For the second year in a row, all nominees for an acting-related Oscar are white. This announcement sparked a national conversation about racism in Hollywood, as well as a twitter hashtag, “#OscarsSoWhite,” to follows expressions of disbelief and frustration. But beyond that, the hashtag called into the question the place of minorities within Hollywood and the film industry.
On Thursday, Jan. 14, the nominees for the 88th Academy Awards (also known as the Oscars) were released. In a move that many did not find shocking, all of the nominees in acting categories were white. In response, many called for a boycott of the Oscars. Others reacted by calling the BET Awards racist for not having any white nominees for their yearly awards.
Both sides have equally valid points to some extent; BET has only nominated about five or six non-black people for awards since its inception, while only a handful of non-whites were nominated for awards this year at the Academy Awards.
In response to the large out-pouring of anger towards the Academy Awards’ nominations, the Academy changed its by-laws, promising an increased representation for minorities and women on its board of voters by 2020.
This response seems to be a solution to the issues raised by many in the #OscarsSoWhite; yet in reality the move does not actually do anything to address the problems raised by this dialogue. This move by the Academy would mean something if this was the first time that all nominees up for an acting award were white, however, this isn’t the case. The Academy is just ignoring the fact that the minority actor has not been afforded a real place in the Hollywood of today.
To put this statement into perspective, compare two of the movies nominated for Oscars thus year; Creed and Straight Outta Compton. Both movies are based on the story of young African-American men trying to rise out of their current class in order to make life better for themselves. For both films, the only people nominated for awards are white (Sylvester Stallone in Creed and Jonathan Herman for the Screenplay in Straight Outta Compton).

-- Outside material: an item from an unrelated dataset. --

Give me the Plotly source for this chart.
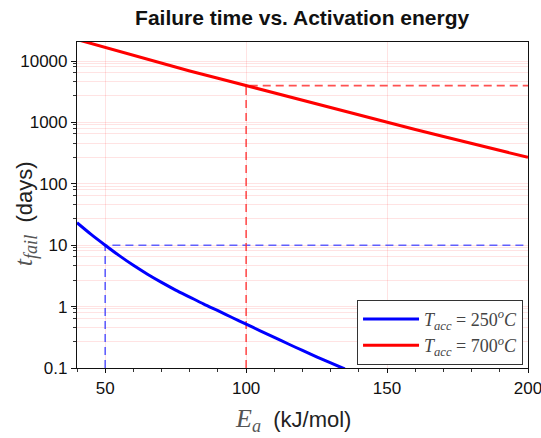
import plotly.graph_objects as go

# Activation energy grid (kJ/mol) and read-off failure times (days)
E_250 = [40, 45, 50, 55, 60, 65, 70, 75, 80, 85, 90, 95, 100, 105, 110, 115, 120, 125, 130, 135]
t_250 = [23.2, 15.0, 10.0, 6.76, 4.70, 3.37, 2.48, 1.86, 1.43, 1.10, 0.857, 0.665, 0.518,
         0.404, 0.315, 0.246, 0.193, 0.152, 0.121, 0.0964]

E_700 = [40, 50, 60, 70, 80, 90, 100, 110, 120, 130, 140, 150, 160, 170, 180, 190, 200]
t_700 = [22400, 16600, 12300, 9200, 6900, 5250, 3980, 3020, 2290, 1740, 1320, 1000, 767, 589, 452, 347, 270]

# Reference (dashed) read-off points
ref_E_250, ref_t_250 = 50, 10
ref_E_700, ref_t_700 = 100, 3980
E_max = 200
t_min = 0.1

y_ticks = [0.1, 1, 10, 100, 1000, 10000]
y_ticktext = ["0.1", "1", "10", "100", "1000", "10000"]
x_ticks = [50, 100, 150, 200]
minor_factors = [0.27, 0.46, 0.65, 0.81, 0.92]
minor_y = [d * f for d in [1, 10, 100, 1000, 10000, 100000] for f in minor_factors]

SERIF = "Liberation Serif"
SANS = "Liberation Sans, Arial"

fig = go.Figure()

# dashed guide lines
fig.add_trace(go.Scatter(
    x=[ref_E_250, ref_E_250, E_max], y=[t_min, ref_t_250, ref_t_250],
    mode="lines", line=dict(color="rgba(70,70,255,0.85)", width=1.6, dash="8px,5px"),
    showlegend=False, hoverinfo="skip"))
fig.add_trace(go.Scatter(
    x=[ref_E_700, ref_E_700, E_max], y=[t_min, ref_t_700, ref_t_700],
    mode="lines", line=dict(color="rgba(255,50,50,0.85)", width=1.6, dash="8px,5px"),
    showlegend=False, hoverinfo="skip"))

fig.add_trace(go.Scatter(
    x=E_250, y=t_250, mode="lines", line=dict(color="#0000ff", width=3, shape="spline", smoothing=0.8),
    name="<i>T</i><sub><i>acc</i></sub> = 250<sup><i>o</i></sup><i>C</i>"))
fig.add_trace(go.Scatter(
    x=E_700, y=t_700, mode="lines", line=dict(color="#ff0000", width=3),
    name="<i>T</i><sub><i>acc</i></sub> = 700<sup><i>o</i></sup><i>C</i>"))

grid_col = "rgba(255,0,0,0.11)"

fig.update_layout(
    width=541, height=438,
    margin=dict(l=77, r=13, t=42, b=70, autoexpand=False),
    paper_bgcolor="white", plot_bgcolor="white",
    font=dict(family=SANS, size=17, color="#111"),
    title=dict(text="<b>Failure time vs. Activation energy</b>", x=0.5585, xanchor="center",
               y=0.959, yref="container", yanchor="middle", font=dict(size=21, color="#111", family=SANS)),
    legend=dict(x=0.989, y=0.01, xanchor="right", yanchor="bottom",
                bgcolor="white", bordercolor="#333", borderwidth=1,
                font=dict(size=18, color="#444", family=SERIF),
                itemwidth=56, tracegroupgap=0),
    showlegend=True,
    annotations=[
        dict(text=f"<span style='font-family:{SERIF};color:#555;font-size:26px'><i>t</i><sub><i>fail</i></sub></span>  (days)",
             textangle=-90, xref="paper", yref="paper", x=-0.115, y=0.472,
             xanchor="center", yanchor="middle", showarrow=False,
             font=dict(size=22, family=SANS, color="#222")),
        dict(text=f"<span style='font-family:{SERIF};color:#555;font-size:26px'><i>E</i><sub><i>a</i></sub></span>  (kJ/mol)",
             xref="paper", yref="paper", x=0.479, y=-0.158,
             xanchor="center", yanchor="middle", showarrow=False,
             font=dict(size=22, family=SANS, color="#222")),
    ],
)

fig.update_xaxes(
    range=[40, 200], tickvals=x_ticks, ticks="outside", ticklen=4, tickcolor="#111",
    showline=True, linecolor="#111", linewidth=1.2, mirror=True,
    showgrid=True, gridcolor=grid_col, gridwidth=1,
    minor=dict(dtick=10, tick0=0, ticks="outside", ticklen=3, tickcolor="#333", showgrid=False),
    tickfont=dict(size=17, family=SANS, color="#111"), ticklabeloverflow="allow",
    zeroline=False, automargin=False,
)
fig.update_yaxes(
    type="log", range=[-1, 4.31], tickvals=y_ticks, ticktext=y_ticktext,
    ticks="outside", ticklen=5, tickcolor="#111",
    showline=True, linecolor="#111", linewidth=1.2, mirror=True,
    showgrid=True, gridcolor=grid_col, gridwidth=1,
    minor=dict(tickvals=minor_y, ticks="outside", ticklen=3, tickcolor="#333",
               showgrid=True, gridcolor=grid_col, gridwidth=1),
    tickfont=dict(size=17, family=SANS, color="#111"), ticklabeloverflow="allow",
    zeroline=False, automargin=False,
)

fig.write_html("out.html", config={"displayModeBar": False},
               post_script="document.body.style.margin='0';document.body.style.padding='0';")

This is not to say that both Stallone and Herman do not deserve accolades for their work. Instead it speaks to the idea that Hollywood has not moved past the structure of 1960s. The young actors who were able to flawlessly replicate NWA at its height were deserving of recognition and nomination. Idris Elba also deserved recognition and nomination for his role as the brutal war-lord known as the Commandant in Beasts of No Nation.
These actors deserve to stand up on the same stage as their white counterparts. Nobody is saying that they necessarily have to win either. If voters believe that Leonardo DiCaprio in The Revenant deserves an Oscar (and we all think that he does) over Michael B. Jordan in Creed, then he should bring home the trophy. Minority actors should at least be given a chance to fight for the title when their acting performances are deserving.

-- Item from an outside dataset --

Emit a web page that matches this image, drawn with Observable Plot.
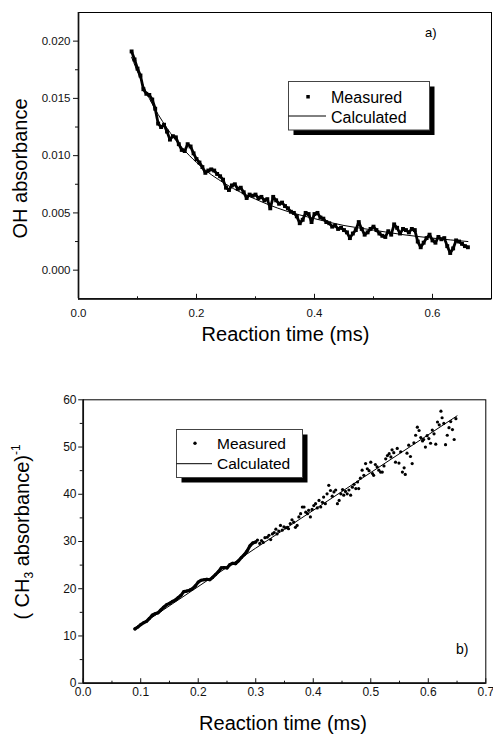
<!DOCTYPE html>
<html><head><meta charset="utf-8">
<script src="https://cdn.jsdelivr.net/npm/d3@7"></script>
<script src="https://cdn.jsdelivr.net/npm/@observablehq/plot@0.6"></script>
<style>
html,body{margin:0;padding:0;background:#fff;}
#wrap{position:relative;width:493px;height:734px;overflow:hidden;font-family:"Liberation Sans",Arial,sans-serif;}
#wrap svg{position:absolute;left:0;}
</style></head><body><div id="wrap"></div>
<script>
// ---------- Panel a) OH absorbance ----------
const ohTime = [0.090,0.095,0.100,0.105,0.110,0.115,0.120,0.125,0.130,0.135,0.140,0.145,0.150,0.155,0.160,0.165,0.170,0.175,0.180,0.185,0.190,0.195,0.200,0.205,0.210,0.215,0.220,0.225,0.230,0.235,0.240,0.245,0.250,0.255,0.260,0.265,0.270,0.275,0.280,0.285,0.290,0.295,0.300,0.305,0.310,0.315,0.320,0.325,0.330,0.335,0.340,0.345,0.350,0.355,0.360,0.365,0.370,0.375,0.380,0.385,0.390,0.395,0.400,0.405,0.410,0.415,0.420,0.425,0.430,0.435,0.440,0.445,0.450,0.455,0.460,0.465,0.470,0.475,0.480,0.485,0.490,0.495,0.500,0.505,0.510,0.515,0.520,0.525,0.530,0.535,0.540,0.545,0.550,0.555,0.560,0.565,0.570,0.575,0.580,0.585,0.590,0.595,0.600,0.605,0.610,0.615,0.620,0.625,0.630,0.635,0.640,0.645,0.650,0.655,0.660];
const ohMeasured = [0.0191,0.0184,0.0176,0.0170,0.0158,0.0154,0.0153,0.0149,0.0141,0.0128,0.0125,0.0127,0.0121,0.0114,0.0117,0.0116,0.0110,0.0105,0.0104,0.0110,0.0108,0.0102,0.0097,0.0094,0.0090,0.0085,0.0087,0.0088,0.0087,0.0084,0.0082,0.0079,0.0072,0.0070,0.0074,0.0075,0.0071,0.0072,0.0068,0.0063,0.0066,0.0065,0.0066,0.0063,0.0064,0.0061,0.0062,0.0054,0.0064,0.0061,0.0058,0.0059,0.0056,0.0054,0.0051,0.0050,0.0047,0.0041,0.0044,0.0050,0.0049,0.0042,0.0049,0.0050,0.0046,0.0045,0.0042,0.0041,0.0038,0.0039,0.0036,0.0037,0.0035,0.0033,0.0028,0.0032,0.0035,0.0042,0.0036,0.0031,0.0033,0.0036,0.0038,0.0035,0.0032,0.0030,0.0029,0.0034,0.0031,0.0040,0.0037,0.0032,0.0036,0.0035,0.0033,0.0036,0.0035,0.0025,0.0020,0.0024,0.0028,0.0031,0.0026,0.0024,0.0029,0.0027,0.0028,0.0021,0.0015,0.0019,0.0026,0.0025,0.0023,0.0021,0.0020];
const ohCalcTime = [0.09,0.12,0.15,0.20,0.25,0.30,0.35,0.40,0.45,0.50,0.55,0.60,0.66];
const ohCalculated = [0.0186,0.0150,0.0124,0.0094,0.0075,0.0062,0.0052,0.0045,0.0039,0.0035,0.0031,0.0028,0.0025];
const xMajorA = [0, 0.2, 0.4, 0.6];
const xMinorA = [0.1, 0.3, 0.5];
const yMajorA = [0, 0.005, 0.010, 0.015, 0.020];
const yMinorA = [0.0025, 0.0075, 0.0125, 0.0175];

// ---------- Panel b) (CH3 absorbance)^-1 ----------
const ch3Time = [0.090,0.095,0.100,0.105,0.110,0.115,0.120,0.125,0.130,0.135,0.140,0.145,0.150,0.155,0.160,0.165,0.170,0.175,0.180,0.185,0.190,0.195,0.200,0.205,0.210,0.215,0.220,0.225,0.230,0.235,0.240,0.245,0.250,0.255,0.260,0.265,0.270,0.275,0.280,0.285,0.290,0.295,0.300,
0.303,0.307,0.310,0.313,0.316,0.320,0.323,0.326,0.329,0.332,0.335,0.337,0.340,0.343,0.346,0.349,0.352,0.355,0.357,0.360,0.363,0.366,0.369,0.372,0.375,0.378,0.381,0.384,0.387,0.390,0.392,0.395,0.398,0.401,0.404,0.407,0.410,0.413,0.416,0.418,0.421,0.424,0.427,0.430,0.433,0.436,0.439,0.442,0.445,0.448,0.451,0.453,0.456,0.459,0.462,0.465,0.468,0.471,0.474,0.477,0.479,0.482,0.485,0.488,0.491,0.494,0.497,0.500,0.503,0.505,0.508,0.511,0.514,0.517,0.520,0.523,0.526,0.529,0.532,0.535,0.537,0.540,0.543,0.546,0.549,0.552,0.555,0.558,0.560,0.563,0.566,0.569,0.572,0.575,0.578,0.581,0.584,0.587,0.590,0.592,0.595,0.598,0.601,0.604,0.607,0.610,0.613,0.616,0.619,0.622,0.624,0.627,0.630,0.633,0.636,0.639,0.642,0.645,0.648];
const ch3Measured = [11.5,11.9,12.4,12.8,13.1,13.7,14.4,14.7,14.9,15.5,16.1,16.6,16.9,17.3,17.6,18.1,18.6,19.4,19.5,19.7,20.0,20.6,21.4,21.8,21.9,22.0,21.9,22.4,23.0,23.6,24.4,24.5,24.4,25.1,25.4,25.3,25.9,26.6,27.2,28.0,29.1,29.7,29.9,
30.3,29.6,30.2,29.8,30.8,30.9,31.3,30.4,31.6,31.9,32.6,31.6,32.2,33.4,32.4,33.1,32.9,33.0,32.7,33.8,34.6,34.1,33.0,33.4,35.2,35.9,37.3,37.3,36.2,35.9,36.6,35.2,36.8,37.6,38.0,37.1,38.7,37.3,38.3,39.4,38.0,40.1,41.9,40.8,39.6,40.5,40.9,38.0,38.7,40.1,41.0,39.8,40.6,40.1,40.9,39.8,41.5,42.1,41.2,42.6,41.2,43.4,45.1,44.0,46.5,45.4,45.0,46.8,44.4,44.0,46.3,45.8,45.1,44.7,44.7,46.0,47.5,48.2,48.6,47.9,49.4,48.8,46.8,49.7,46.6,49.0,44.7,45.6,44.2,48.7,50.4,48.0,46.5,50.9,52.5,54.2,53.5,52.0,51.3,51.6,50.0,52.4,51.8,50.8,53.6,52.8,50.6,55.3,54.7,57.6,56.2,55.0,50.5,52.5,54.1,55.4,53.7,51.6,56.0];
const ch3CalcTime = [0.09, 0.30, 0.65];
const ch3Calculated = [11.5, 28.6, 56.6];
const xMajorB = [0, 0.1, 0.2, 0.3, 0.4, 0.5, 0.6, 0.7];
const xMinorB = [0.05, 0.15, 0.25, 0.35, 0.45, 0.55, 0.65];
const yMajorB = [0, 10, 20, 30, 40, 50, 60];
const yMinorB = [5, 15, 25, 35, 45, 55];

const FONT = "'Liberation Sans', Arial, sans-serif";
const wrap = document.getElementById("wrap");

const aData = ohTime.map((t, i) => ({t, v: ohMeasured[i]}));
const aCalc = ohCalcTime.map((t, i) => ({t, v: ohCalculated[i]}));

const plotA = Plot.plot({
  width: 493, height: 360,
  marginTop: 12, marginBottom: 61.7, marginLeft: 78, marginRight: 2,
  x: {domain: [0, 0.7]},
  y: {domain: [-0.0025, 0.0225]},
  style: {fontFamily: FONT, fontSize: "11.5px", color: "#111", background: "transparent", overflow: "visible"},
  marks: [
    Plot.frame({stroke: "#000", strokeWidth: 1}),
    Plot.ruleX([0], {strokeWidth: 1.7}),
    Plot.ruleY([-0.0025], {strokeWidth: 1.7}),
    Plot.axisX(xMajorA, {anchor: "top", frameAnchor: "bottom", tickSize: 5.5, tickFormat: () => "", label: null}),
    Plot.axisX(xMinorA, {anchor: "top", frameAnchor: "bottom", tickSize: 3, tickFormat: () => "", label: null}),
    Plot.axisX(xMajorA, {anchor: "bottom", tickSize: 0, tickPadding: 10, tickFormat: d => d.toFixed(1), label: null}),
    Plot.axisY(yMajorA, {anchor: "left", tickSize: 5, tickPadding: 3, tickFormat: d => d.toFixed(3), label: null}),
    Plot.axisY(yMinorA, {anchor: "left", tickSize: 3, tickFormat: () => "", label: null}),
    Plot.line(aCalc, {x: "t", y: "v", curve: "monotone-x", stroke: "#000", strokeWidth: 1}),
    Plot.line(aData, {x: "t", y: "v", stroke: "#000", strokeWidth: 2.8}),
    Plot.dot(aData, {x: "t", y: "v", symbol: "square", r: 2.2, fill: "#000", stroke: "none"})
  ]
});
plotA.style.top = "0px";
wrap.appendChild(plotA);

const bData = ch3Time.map((t, i) => ({t, v: ch3Measured[i]}));
const bCalc = ch3CalcTime.map((t, i) => ({t, v: ch3Calculated[i]}));

const plotB = Plot.plot({
  width: 493, height: 374,
  marginTop: 39.3, marginBottom: 51.3, marginLeft: 82.7, marginRight: 7.7,
  x: {domain: [0, 0.7]},
  y: {domain: [0, 60]},
  style: {fontFamily: FONT, fontSize: "12px", color: "#111", background: "transparent", overflow: "visible"},
  marks: [
    Plot.frame({stroke: "#000", strokeWidth: 1}),
    Plot.ruleX([0], {strokeWidth: 1.7}),
    Plot.ruleY([0], {strokeWidth: 1.7}),
    Plot.axisX(xMajorB, {anchor: "top", frameAnchor: "bottom", tickSize: 5.5, tickFormat: () => "", label: null}),
    Plot.axisX(xMinorB, {anchor: "top", frameAnchor: "bottom", tickSize: 3, tickFormat: () => "", label: null}),
    Plot.axisX(xMajorB, {anchor: "bottom", tickSize: 0, tickPadding: 4.6, tickFormat: d => d.toFixed(1), label: null}),
    Plot.axisY(yMajorB, {anchor: "left", tickSize: 4.5, tickPadding: 2.2, tickFormat: d => String(d), label: null}),
    Plot.axisY(yMinorB, {anchor: "left", tickSize: 3, tickFormat: () => "", label: null}),
    Plot.line(bCalc, {x: "t", y: "v", stroke: "#000", strokeWidth: 1}),
    Plot.line(bData.filter(d => d.t <= 0.3), {x: "t", y: "v", stroke: "#000", strokeWidth: 3.2}),
    Plot.dot(bData, {x: "t", y: "v", r: 1.6, fill: "#000", stroke: "none"})
  ]
});
plotB.style.top = "360px";
wrap.appendChild(plotB);

// ---------- Overlay: titles, legends, panel labels ----------
const ov = d3.select(wrap).append("svg")
  .attr("width", 493).attr("height", 734)
  .style("top", "0px").style("pointer-events", "none")
  .attr("font-family", FONT).attr("fill", "#000");

// axis titles
ov.append("text").attr("x", 285.5).attr("y", 341).attr("text-anchor", "middle")
  .attr("font-size", 20).text("Reaction time (ms)");
ov.append("text").attr("x", 283).attr("y", 729.5).attr("text-anchor", "middle")
  .attr("font-size", 20).text("Reaction time (ms)");
ov.append("text").attr("transform", "translate(26.5,168.5) rotate(-90)").attr("text-anchor", "middle")
  .attr("font-size", 20).text("OH absorbance");
const yb = ov.append("text").attr("transform", "translate(29,532) rotate(-90)").attr("text-anchor", "middle")
  .attr("font-size", 20);
yb.append("tspan").text("( CH");
yb.append("tspan").attr("font-size", 12).attr("dy", 4).text("3");
yb.append("tspan").attr("dy", -4).text(" absorbance)");
yb.append("tspan").attr("font-size", 12).attr("dy", -9).text("-1");

// panel labels
ov.append("text").attr("x", 425).attr("y", 37).attr("font-size", 13).text("a)");
ov.append("text").attr("x", 456).attr("y", 654).attr("font-size", 14).text("b)");

// legend a
ov.append("rect").attr("x", 293.5).attr("y", 86.5).attr("width", 141).attr("height", 48.5).attr("fill", "#000");
ov.append("rect").attr("x", 288.5).attr("y", 81.5).attr("width", 141).attr("height", 48.5)
  .attr("fill", "#fff").attr("stroke", "#444").attr("stroke-width", 1);
ov.append("rect").attr("x", 306.3).attr("y", 95).attr("width", 3.5).attr("height", 3.5).attr("fill", "#000");
ov.append("line").attr("x1", 288.5).attr("x2", 326).attr("y1", 116).attr("y2", 116).attr("stroke", "#000").attr("stroke-width", 1);
ov.append("text").attr("x", 331).attr("y", 102.5).attr("font-size", 16).text("Measured");
ov.append("text").attr("x", 331).attr("y", 122.5).attr("font-size", 16).text("Calculated");

// legend b
ov.append("rect").attr("x", 181.5).attr("y", 434.5).attr("width", 126).attr("height", 48).attr("fill", "#000");
ov.append("rect").attr("x", 176.5).attr("y", 429.5).attr("width", 126).attr("height", 48)
  .attr("fill", "#fff").attr("stroke", "#444").attr("stroke-width", 1);
ov.append("circle").attr("cx", 195).attr("cy", 443.3).attr("r", 1.7).attr("fill", "#000");
ov.append("line").attr("x1", 176.5).attr("x2", 212).attr("y1", 463.7).attr("y2", 463.7).attr("stroke", "#000").attr("stroke-width", 1);
ov.append("text").attr("x", 217).attr("y", 449.3).attr("font-size", 15.5).text("Measured");
ov.append("text").attr("x", 217).attr("y", 469.3).attr("font-size", 15.5).text("Calculated");
</script>
</body></html>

#OscarsSoWhite showed the world how ignored minorities are in Hollywood. There is certainly not a lacking of minority actors and actresses in Hollywood. Some of today’s most powerful and recognized stars are African American, Asian American and Hispanic American; yet for all their representation, they, for the most part, lack the accolades of their white counterparts.
This is why award ceremonies like the BET Awards exist. They exist to allow African-Americans to earn the recognition and rewards that they deserve. And to argue that these other award ceremonies are racist is to admit that you are too scared to see Hollywood move forward.
It’s an attachment to an old-guard mentality that minorities are not deserving of a place at the table, in Hollywood or otherwise. If society pushes a group of people to the outskirts of any field, then they will be forced to find a way to celebrate themselves even in society doesn’t want them to.
The hashtag “#OscarsSoWhite” highlights the blatant discrimination and inequality in Hollywood. The only way Hollywood can move forward is by eliminating systemic racism and truly changing the way minority actors and actresses, deserving of the same accolades as their contemporaries, are recognized.